Culinary Destinations

I've been seeing a lot of Tweets lately about Adam Richman's comments on the Today Show proclaiming Cleveland as a best-kept foodie secret. I also think Richman get it right in his explanation of why it's a hidden gem.
[Cleveland] has gotten a bad rap because of its history — going into default, the [Cuyahoga] River fire, bad sports teams — but it is the heartland, it’s near great farmland, there’s the historic West Side Market, and you get more bang for your buck there.
From my perspective, the fact that out-of-towners aren't flocking to Cleveland and its restaurants is one of the key reasons that they are able to maintain a high level of quality.

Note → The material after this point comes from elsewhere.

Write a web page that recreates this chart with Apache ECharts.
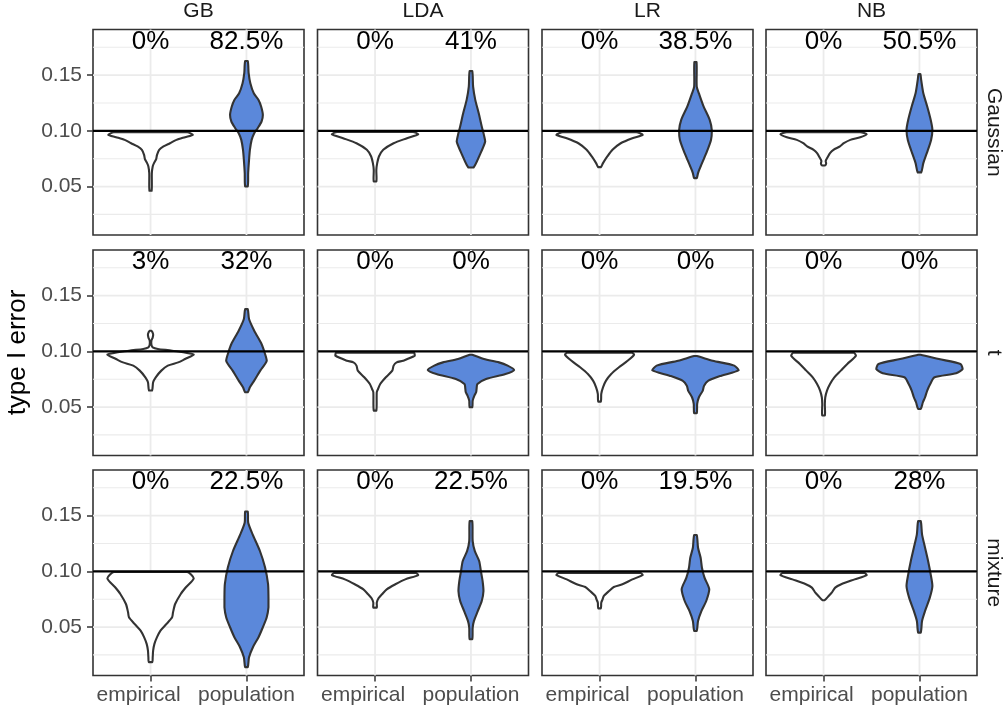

(from Through my windshield on Flickr)

As restaurants become popular, and eventually 'destinations', something's gotta give. To keep up with the pace, many destination restaurants raise prices, others sacrifice quality for efficiency, or both.

One classic example is Pat's and Geno's in Philadelphia. These are the "go-to" tourist destinations for cheesesteak; but they've fallen out of favor with locals. From my experience, they're good, but in catering to the masses, they lost the sense of being great.

Cleveland has a few things going for it that other cities don't. Even though the economy is weak and unemployment is high, people who do have jobs have incredible purchasing power because the cost of living is so low. Plus, the low cost of commercial spaces makes the cost of opening a new business very low, which also allows restaurants to keep prices low for the quality of what you get.

So yeah, I'm really not surprised that people consider Cleveland to be a best-kept secret. I believe that every city has great restaurants. You don't have to be in New York to eat good food. Cleveland might not have as many of them as bigger cities, but that's OK. Just because the expectations are low doesn't mean that's the reality.